Statistical Parameters	Training Phase	Testing Phase
R2	0.9735	0.91139
RMSE	0.00614	0.01974
MAE	0.02247	0.047913

), indicating a strong agreement between the observed and predicted specific energy values. Those values suggest accounting for at least 97% of the variability in specific energy values by the developed ANN model. Similarly, high agreement evident in the testing dataset (R² value of 0.9114) suggests that the developed ANN model could account for approximately 91% of the variations at low error and high efficiency in measured specific energy values, even when applied to new independent data (Table 2). This also indicates the generalizability of the developed ANN model. Other studies that have deployed ANN for modeling complex soil–tool interactions [53,54] have also reported ANN to be advantageous for offering fast, precise, and reliable computation of multivariable, nonlinear, and complex relationships relative to mathematical and other conventional numerical methods.

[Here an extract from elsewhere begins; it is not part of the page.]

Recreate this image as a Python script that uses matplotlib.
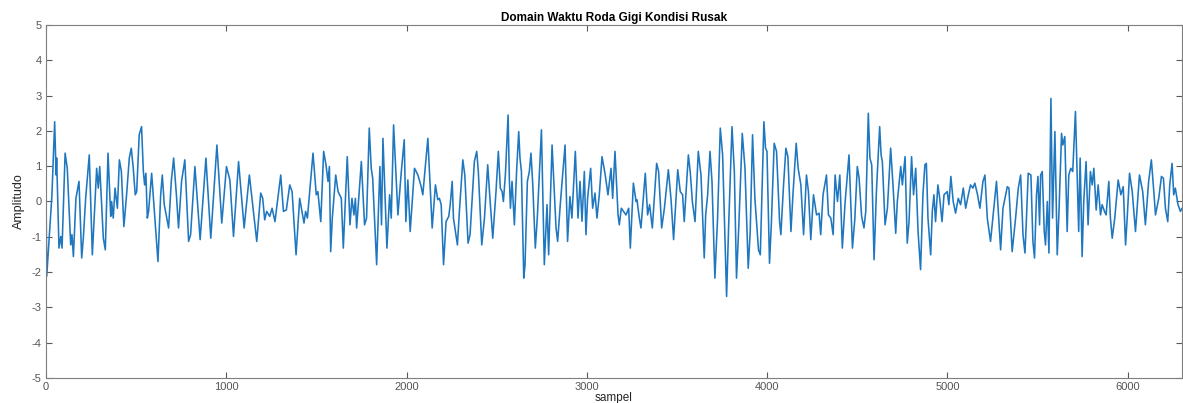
import numpy as np
import matplotlib.pyplot as plt

# Peaks / troughs (sample index, amplitude)
sampel = [0, 4, 33, 48, 56, 59, 72, 82, 89, 106, 118, 137, 144, 152, 166, 183, 198, 207, 220, 240,
          257, 281, 290, 298, 318, 329, 344, 359, 364, 373, 383, 396, 407, 418, 432, 447, 462, 473, 484, 495,
          503, 517, 530, 540, 547, 554, 562, 569, 586, 621, 636, 645, 656, 680, 695, 708, 724, 735, 752, 770,
          791, 802, 826, 855, 887, 914, 948, 975, 1001, 1020, 1040, 1068, 1099, 1128, 1169, 1191, 1202, 1213, 1224, 1241,
          1254, 1270, 1302, 1317, 1333, 1352, 1365, 1387, 1407, 1431, 1440, 1450, 1481, 1499, 1508, 1524, 1540, 1553, 1564, 1572,
          1579, 1588, 1607, 1620, 1638, 1649, 1671, 1686, 1697, 1708, 1716, 1723, 1749, 1767, 1778, 1793, 1804, 1812, 1834, 1852,
          1861, 1869, 1891, 1906, 1915, 1928, 1952, 1970, 1987, 1996, 2007, 2020, 2044, 2063, 2081, 2090, 2118, 2142, 2160, 2173,
          2182, 2192, 2205, 2219, 2234, 2242, 2253, 2260, 2282, 2293, 2312, 2323, 2341, 2352, 2376, 2389, 2398, 2417, 2432, 2450,
          2461, 2478, 2496, 2509, 2520, 2530, 2537, 2548, 2563, 2570, 2576, 2585, 2598, 2611, 2622, 2629, 2637, 2650, 2657, 2670,
          2681, 2690, 2700, 2714, 2725, 2748, 2764, 2779, 2788, 2807, 2829, 2838, 2853, 2879, 2893, 2906, 2917, 2936, 2951, 2962,
          2973, 2986, 2995, 3004, 3021, 3032, 3045, 3056, 3069, 3084, 3102, 3117, 3134, 3143, 3156, 3173, 3180, 3191, 3217, 3232,
          3241, 3258, 3273, 3278, 3291, 3300, 3310, 3324, 3337, 3348, 3363, 3387, 3398, 3415, 3430, 3452, 3467, 3481, 3504, 3518,
          3531, 3540, 3563, 3574, 3585, 3600, 3618, 3633, 3651, 3659, 3670, 3683, 3694, 3710, 3725, 3740, 3753, 3775, 3786, 3805,
          3818, 3830, 3843, 3862, 3877, 3895, 3906, 3919, 3932, 3952, 3962, 3982, 3991, 3999, 4013, 4023, 4039, 4052, 4069, 4076,
          4091, 4104, 4115, 4132, 4143, 4161, 4172, 4187, 4202, 4218, 4229, 4242, 4257, 4274, 4288, 4297, 4310, 4329, 4340, 4353,
          4366, 4377, 4390, 4403, 4417, 4432, 4454, 4473, 4486, 4500, 4510, 4524, 4537, 4547, 4561, 4570, 4580, 4593, 4606, 4624,
          4632, 4639, 4654, 4667, 4685, 4698, 4713, 4722, 4741, 4750, 4765, 4777, 4787, 4801, 4812, 4824, 4837, 4851, 4864, 4875,
          4883, 4892, 4907, 4916, 4925, 4934, 4947, 4957, 4970, 4981, 4999, 5008, 5019, 5032, 5045, 5060, 5073, 5088, 5101, 5116,
          5128, 5141, 5152, 5167, 5180, 5197, 5208, 5221, 5239, 5252, 5272, 5295, 5308, 5332, 5341, 5359, 5378, 5393, 5406, 5419,
          5430, 5439, 5448, 5463, 5474, 5483, 5494, 5502, 5511, 5517, 5526, 5537, 5544, 5554, 5563, 5574, 5583, 5596, 5609, 5618,
          5633, 5640, 5651, 5664, 5673, 5684, 5695, 5710, 5721, 5728, 5736, 5747, 5756, 5769, 5780, 5793, 5803, 5812, 5825, 5836,
          5849, 5858, 5871, 5880, 5895, 5904, 5914, 5928, 5947, 5962, 5975, 5988, 5997, 6010, 6025, 6043, 6065, 6083, 6098, 6116,
          6131, 6146, 6154, 6172, 6187, 6198, 6209, 6222, 6233, 6246, 6255, 6264, 6279, 6292, 6300]
amplitudo = [0.3, -2.12, 0.19, 2.26, 0.75, 1.23, -1.32, -0.99, -1.32, 1.37, 0.94, -1.23, -0.94, -1.56, 0.09, 0.57, -1.60, -1.04, 0.09, 1.32,
             -1.51, 0.94, 0.38, 0.99, -1.04, -1.37, 1.37, -0.42, 0.0, -0.47, 0.38, -0.19, 1.18, 0.85, -0.71, 0.19, 1.23, 1.51, 0.94, 0.19,
             0.28, 1.89, 2.12, 0.85, 0.47, 0.80, -0.47, -0.28, 0.80, -1.70, 0.19, 0.75, -0.09, -0.75, 0.57, 1.23, 0.14, -0.75, 0.57, 1.18,
             -1.13, -0.94, 0.99, -1.08, 1.23, -1.04, 1.60, -0.61, 0.99, 0.61, -0.99, 1.13, -0.75, 0.75, -1.13, 0.24, 0.09, -0.52, -0.28, -0.42,
             -0.19, -0.57, 0.75, -0.28, -0.24, 0.47, 0.28, -1.51, 0.09, -0.61, -0.28, -0.47, 1.37, 0.19, 0.28, -0.57, 1.42, 1.04, 0.57, 0.99,
             -1.42, -0.47, 0.75, 0.28, 0.09, -1.32, 1.27, -0.66, 0.09, -0.38, 0.09, -0.75, 1.13, -0.66, -0.47, 2.08, 0.94, 0.66, -1.79, 0.99,
             -0.66, 1.79, -1.32, 0.19, -0.47, 2.17, -0.38, 0.80, 1.75, -0.57, 0.61, -0.85, 0.94, 0.75, 0.42, 0.19, 1.79, -0.75, 0.47, 0.05,
             0.09, -0.09, -1.79, -0.57, -0.42, -0.09, 0.57, -0.47, -1.23, -0.28, 1.18, 0.75, -1.18, -0.94, 1.13, 1.42, 0.85, -1.23, -0.47, 1.04,
             0.19, -1.04, 0.28, 1.42, 0.38, 0.28, 0.0, 0.75, 2.45, 0.66, -0.19, 0.57, -0.66, 0.94, 1.98, 1.23, 0.85, -2.17, -1.79, 0.57,
             0.85, 1.37, 0.47, -1.32, -0.47, 2.03, -1.79, -0.09, -1.51, 1.60, -0.75, -1.13, -0.05, 1.60, -1.13, 0.14, -0.47, 1.42, -0.47, 0.57,
             -0.56, 0.85, -0.94, 0.09, 0.94, -0.19, 0.24, -0.47, 0.19, 1.27, 0.75, 0.19, 0.94, 0.09, 1.42, -0.38, -0.66, -0.19, -0.38, -0.19,
             -1.32, 0.52, 0.0, 0.05, -0.47, -0.75, -0.09, 0.80, -0.38, -0.09, -0.75, 1.08, 0.85, -0.75, -0.19, 0.90, 0.05, -1.08, 0.90, 0.28,
             0.19, -0.57, 1.32, 0.80, 0.0, -0.57, 1.42, 0.75, -1.60, -0.38, 0.19, 1.42, 0.57, -2.17, -0.47, 2.08, 1.32, -2.69, -0.75, 2.12,
             0.85, -2.17, -0.66, 1.93, 0.94, -1.89, -0.85, 1.89, 0.09, -1.37, -1.51, 2.26, 1.51, 1.42, -1.75, -0.66, 1.65, 1.42, -0.57, -0.94,
             0.47, 1.51, 1.27, -0.85, 0.19, 1.65, 0.94, 0.47, -0.94, 0.75, 0.28, -1.08, 0.19, -0.38, -0.33, -0.94, 0.19, 0.75, -0.38, -0.47,
             -0.94, 0.75, 0.0, 0.75, -1.32, -0.05, 1.32, -1.32, -0.52, 0.99, 0.66, -0.42, -0.75, -0.28, 2.50, 1.23, 1.04, -1.65, 0.28, 2.12,
             1.32, 1.13, -0.66, -0.19, 1.51, 0.47, -0.90, 0.0, 0.99, 0.47, 1.27, -1.18, -0.57, 1.27, 0.19, 0.94, -0.85, -1.93, 0.19, 1.04,
             1.08, -0.47, -1.51, -0.28, 0.19, -0.57, 0.47, 0.09, -0.57, 0.19, 0.28, -0.09, 0.71, -0.0, -0.33, 0.09, -0.09, 0.38, -0.19, 0.19,
             0.47, 0.38, 0.52, 0.19, -0.19, 0.57, 0.75, -0.47, -1.13, -0.47, 0.57, -1.37, -0.19, 0.42, 0.38, -1.42, -0.47, 0.38, 0.75, -0.94,
             -1.46, -0.38, 0.80, 0.75, -1.13, -1.60, 0.19, 0.71, -0.66, 0.75, 0.85, -0.85, -1.23, 0.0, -1.46, 2.92, -0.47, 1.98, -1.51, -0.38,
             1.93, 1.60, 1.84, -0.85, 0.75, 0.94, 0.85, 2.55, 0.47, -0.85, 1.23, -1.56, 0.0, 1.13, -0.66, 0.85, 0.47, 0.94, -0.24, 0.47,
             -0.38, -0.09, -0.28, -0.38, 0.57, -0.47, -1.04, -0.47, 0.61, 0.19, 0.42, -1.23, -0.47, 0.80, 0.28, -0.85, 0.75, 0.28, -0.66, 0.57,
             1.18, 0.19, -0.38, 0.09, 0.71, 0.66, -0.19, -0.57, 0.47, 1.08, 0.19, 0.38, -0.09, -0.28, -0.20]

xticks = [0, 1000, 2000, 3000, 4000, 5000, 6000]
yticks = [-5, -4, -3, -2, -1, 0, 1, 2, 3, 4, 5]

plt.rcParams['font.family'] = ['Liberation Sans', 'DejaVu Sans']
plt.rcParams['axes.unicode_minus'] = False

fig = plt.figure(figsize=(11.83, 4.03), dpi=100)
ax = fig.add_axes([46 / 1183, 25 / 403, 1 - 46 / 1183 - 0.001, 353 / 403])

ax.plot(sampel, amplitudo, color='#1f77c0', linewidth=1.15)

ax.set_xlim(0, 6300)
ax.set_ylim(-5, 5)
ax.set_xticks(xticks)
ax.set_yticks(yticks)

ax.set_title("Domain Waktu Roda Gigi Kondisi Rusak", fontsize=8.5, fontweight='bold', pad=3)
ax.set_xlabel("sampel", fontsize=8.5, color='#262626', labelpad=0)
ax.set_ylabel("Amplitudo", fontsize=9, color='#262626', labelpad=5)

for s in ax.spines.values():
    s.set_color('#7f7f7f')
    s.set_linewidth(0.8)
ax.tick_params(direction='in', length=4, width=0.8, color='#5a5a5a', labelsize=8,
               labelcolor='#555555', top=True, right=True, pad=3)

fig.savefig("out.png", dpi=100)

This is very well conformed in Figure 10 that illustrates very close alignment between specific energy values measured during experiments and those predicted by the ANN model for each trial in this study. The study by Roul et al. [29] predicted draft forces on a tillage implement using a 5-9-1 ANN model where prediction errors were below 6.5% compared to the standard mathematical equation that estimated draft forces at errors over 30%. Similarly, a 4-6-2 ANN model was used for predicting traction performance and the MSE error was 2.55 × 10⁻¹² [53]. Although the dataset size was relatively smaller, ANN has been well reported to perform reliably and robustly with smaller datasets [55,56,57,58,59,60]. The next step will be the implementation of the SPE prediction model under various field and vegetation conditions. The developed model and approach could be instrumental for the manufacturers and design engineers of machinery systems in simulating the designs of soil-interacting tools for operations such as tillage and weeding, among others. Most importantly, such simulation will guide manufacturers to develop matching implements for the tractors to ensure high fuel efficiency, optimal performance, and high crop productivity.

5. Conclusions

An artificial neural network modelling approach was used to predict the specific energy (SPE) requirements of a power operated vertical axis rotor (R_VA) type intra-row weeding tool. The depth of operation (DO), cone index (CI), and u/v ratio were considered as the model inputs. The DO had maximum influence on the SPE requirement of the R_VA (F-stat: 363.50), followed by the CI (F-stat: 183.19) and the u/v ratio (F-stat: 3.72). A 3-5–1 neural network model was found capable of accurately predicting the specific energy requirement of R_VA unit under varying operating conditions as indicated by high R² (0.9735), low RMSE (0.00614) and low MAE (0.0225) for the training phase, as well as for the testing phase (R²: 0.9114, RMSE: 0.0197, MAE: 0.0479) on an independent trial dataset. In the soil bin conditions, the chosen factors of DO, CI, and u/v and their levels possibly cover all typical operating conditions which would contribute to suffice reliability of the ANN-based SPE estimations. Importantly, such an estimation approach will guide manufacturers and design engineers to develop matching implements for the tractors and operating conditions to ensure high performance efficiency and crop productivity. Other AI-based modelling techniques such as FIS (Fuzzy Inference System) and ANFIS (Adaptive Neuro-Fuzzy Inference System) will also be employed in future studies to improve the accuracies of SPE predictions. Extensive field trials on different soil types and vegetation conditions will be conducted hereafter.